# Start of DATA TO PROCESS

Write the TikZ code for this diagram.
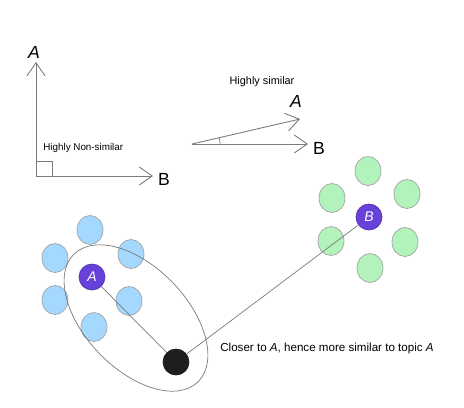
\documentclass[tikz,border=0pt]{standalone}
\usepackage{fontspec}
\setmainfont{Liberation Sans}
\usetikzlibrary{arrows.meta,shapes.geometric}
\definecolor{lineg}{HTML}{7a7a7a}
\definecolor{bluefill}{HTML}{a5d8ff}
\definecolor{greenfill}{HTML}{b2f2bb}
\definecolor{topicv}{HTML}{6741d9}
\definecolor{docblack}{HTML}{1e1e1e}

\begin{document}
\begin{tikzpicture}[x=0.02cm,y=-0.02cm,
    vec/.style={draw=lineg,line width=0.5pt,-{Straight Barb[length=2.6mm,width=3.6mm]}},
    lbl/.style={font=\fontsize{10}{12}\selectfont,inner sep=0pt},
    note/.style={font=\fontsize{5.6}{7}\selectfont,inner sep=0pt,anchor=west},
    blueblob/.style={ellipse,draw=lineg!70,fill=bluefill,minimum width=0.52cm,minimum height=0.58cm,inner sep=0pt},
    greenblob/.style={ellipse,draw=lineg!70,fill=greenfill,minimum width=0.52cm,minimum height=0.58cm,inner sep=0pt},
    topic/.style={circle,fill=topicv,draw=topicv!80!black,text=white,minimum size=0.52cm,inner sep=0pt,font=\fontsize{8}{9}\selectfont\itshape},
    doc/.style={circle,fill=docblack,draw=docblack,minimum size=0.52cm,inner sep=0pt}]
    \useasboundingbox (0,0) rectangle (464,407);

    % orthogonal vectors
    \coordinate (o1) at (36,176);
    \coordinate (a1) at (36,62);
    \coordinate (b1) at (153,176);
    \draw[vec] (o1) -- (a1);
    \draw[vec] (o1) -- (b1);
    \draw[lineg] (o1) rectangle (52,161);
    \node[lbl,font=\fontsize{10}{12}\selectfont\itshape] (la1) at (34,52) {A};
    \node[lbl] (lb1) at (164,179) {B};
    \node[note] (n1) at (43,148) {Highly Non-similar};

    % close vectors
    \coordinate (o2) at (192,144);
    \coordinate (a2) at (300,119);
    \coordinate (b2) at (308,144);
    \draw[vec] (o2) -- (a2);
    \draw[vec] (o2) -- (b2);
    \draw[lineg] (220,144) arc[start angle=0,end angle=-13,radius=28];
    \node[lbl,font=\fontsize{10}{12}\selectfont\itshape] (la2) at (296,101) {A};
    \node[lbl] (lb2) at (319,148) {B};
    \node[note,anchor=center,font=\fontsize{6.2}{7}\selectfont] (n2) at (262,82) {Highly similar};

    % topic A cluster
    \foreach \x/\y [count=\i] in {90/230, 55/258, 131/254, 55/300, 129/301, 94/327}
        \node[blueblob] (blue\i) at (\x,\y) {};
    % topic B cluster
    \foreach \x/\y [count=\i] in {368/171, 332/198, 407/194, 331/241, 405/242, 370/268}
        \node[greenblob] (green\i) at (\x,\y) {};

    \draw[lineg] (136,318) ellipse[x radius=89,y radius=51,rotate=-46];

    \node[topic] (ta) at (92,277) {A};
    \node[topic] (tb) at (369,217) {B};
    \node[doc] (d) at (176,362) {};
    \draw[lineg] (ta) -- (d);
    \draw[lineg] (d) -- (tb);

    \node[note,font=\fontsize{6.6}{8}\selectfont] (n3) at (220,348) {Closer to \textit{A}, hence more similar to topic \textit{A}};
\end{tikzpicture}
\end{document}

# End of DATA TO PROCESS
# Start of DATA TO PROCESS

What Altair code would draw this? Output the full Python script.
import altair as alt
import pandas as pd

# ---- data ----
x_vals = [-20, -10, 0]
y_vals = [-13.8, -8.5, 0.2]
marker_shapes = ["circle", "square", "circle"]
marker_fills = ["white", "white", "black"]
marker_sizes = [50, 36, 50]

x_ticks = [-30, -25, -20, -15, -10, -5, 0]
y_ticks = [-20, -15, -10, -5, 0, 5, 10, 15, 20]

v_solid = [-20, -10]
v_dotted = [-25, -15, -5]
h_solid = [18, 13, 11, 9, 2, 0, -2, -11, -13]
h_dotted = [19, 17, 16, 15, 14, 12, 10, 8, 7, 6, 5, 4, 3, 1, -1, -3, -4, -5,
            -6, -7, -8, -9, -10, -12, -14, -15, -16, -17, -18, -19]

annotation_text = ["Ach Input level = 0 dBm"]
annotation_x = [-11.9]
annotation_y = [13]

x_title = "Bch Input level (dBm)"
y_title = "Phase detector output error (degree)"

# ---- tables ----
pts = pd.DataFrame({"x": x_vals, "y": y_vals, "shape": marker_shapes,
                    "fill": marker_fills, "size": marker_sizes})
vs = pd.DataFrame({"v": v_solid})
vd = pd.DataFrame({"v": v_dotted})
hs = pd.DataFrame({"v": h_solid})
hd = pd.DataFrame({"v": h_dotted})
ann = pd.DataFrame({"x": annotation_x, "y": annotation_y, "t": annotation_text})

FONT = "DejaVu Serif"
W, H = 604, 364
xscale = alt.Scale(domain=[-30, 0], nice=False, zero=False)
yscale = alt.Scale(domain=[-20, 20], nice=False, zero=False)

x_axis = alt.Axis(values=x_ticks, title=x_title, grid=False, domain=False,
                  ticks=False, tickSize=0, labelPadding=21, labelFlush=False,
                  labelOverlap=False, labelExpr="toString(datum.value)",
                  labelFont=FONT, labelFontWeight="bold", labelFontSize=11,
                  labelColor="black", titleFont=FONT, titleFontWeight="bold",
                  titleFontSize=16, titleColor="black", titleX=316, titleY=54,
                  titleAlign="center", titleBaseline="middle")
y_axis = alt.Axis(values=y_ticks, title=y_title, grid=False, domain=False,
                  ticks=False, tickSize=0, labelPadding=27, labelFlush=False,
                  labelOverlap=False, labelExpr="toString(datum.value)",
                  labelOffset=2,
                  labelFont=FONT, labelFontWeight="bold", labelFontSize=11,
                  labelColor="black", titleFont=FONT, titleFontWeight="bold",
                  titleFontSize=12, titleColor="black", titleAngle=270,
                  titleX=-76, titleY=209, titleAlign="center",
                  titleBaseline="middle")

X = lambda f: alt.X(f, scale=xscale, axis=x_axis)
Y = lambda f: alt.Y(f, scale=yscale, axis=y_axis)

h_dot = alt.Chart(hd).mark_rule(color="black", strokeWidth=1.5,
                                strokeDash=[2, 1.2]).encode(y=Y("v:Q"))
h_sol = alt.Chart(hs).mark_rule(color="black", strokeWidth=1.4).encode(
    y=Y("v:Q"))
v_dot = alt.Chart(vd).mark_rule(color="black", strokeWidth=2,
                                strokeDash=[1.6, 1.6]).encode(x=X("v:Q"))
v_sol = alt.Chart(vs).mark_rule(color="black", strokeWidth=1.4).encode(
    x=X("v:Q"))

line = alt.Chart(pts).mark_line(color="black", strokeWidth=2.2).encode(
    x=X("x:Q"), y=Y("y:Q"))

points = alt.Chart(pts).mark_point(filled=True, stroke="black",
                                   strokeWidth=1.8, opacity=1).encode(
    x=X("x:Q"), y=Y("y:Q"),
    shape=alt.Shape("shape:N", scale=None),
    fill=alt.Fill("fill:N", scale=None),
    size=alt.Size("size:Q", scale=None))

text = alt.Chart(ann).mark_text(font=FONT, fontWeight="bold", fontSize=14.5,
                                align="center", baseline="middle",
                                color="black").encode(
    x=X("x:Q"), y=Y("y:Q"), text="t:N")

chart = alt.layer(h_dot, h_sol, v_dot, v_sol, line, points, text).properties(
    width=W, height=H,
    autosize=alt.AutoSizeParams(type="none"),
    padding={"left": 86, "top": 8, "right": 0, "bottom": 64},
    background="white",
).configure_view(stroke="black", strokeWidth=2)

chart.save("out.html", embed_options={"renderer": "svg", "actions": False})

# End of DATA TO PROCESS

Set down, without any change, only the lines from the line that holds "What Altair code" through the line that holds "marker_sizes = [50, 36, 50]", both lines included.

EXERCISE RESULT
What Altair code would draw this? Output the full Python script.
import altair as alt
import pandas as pd

# ---- data ----
x_vals = [-20, -10, 0]
y_vals = [-13.8, -8.5, 0.2]
marker_shapes = ["circle", "square", "circle"]
marker_fills = ["white", "white", "black"]
marker_sizes = [50, 36, 50]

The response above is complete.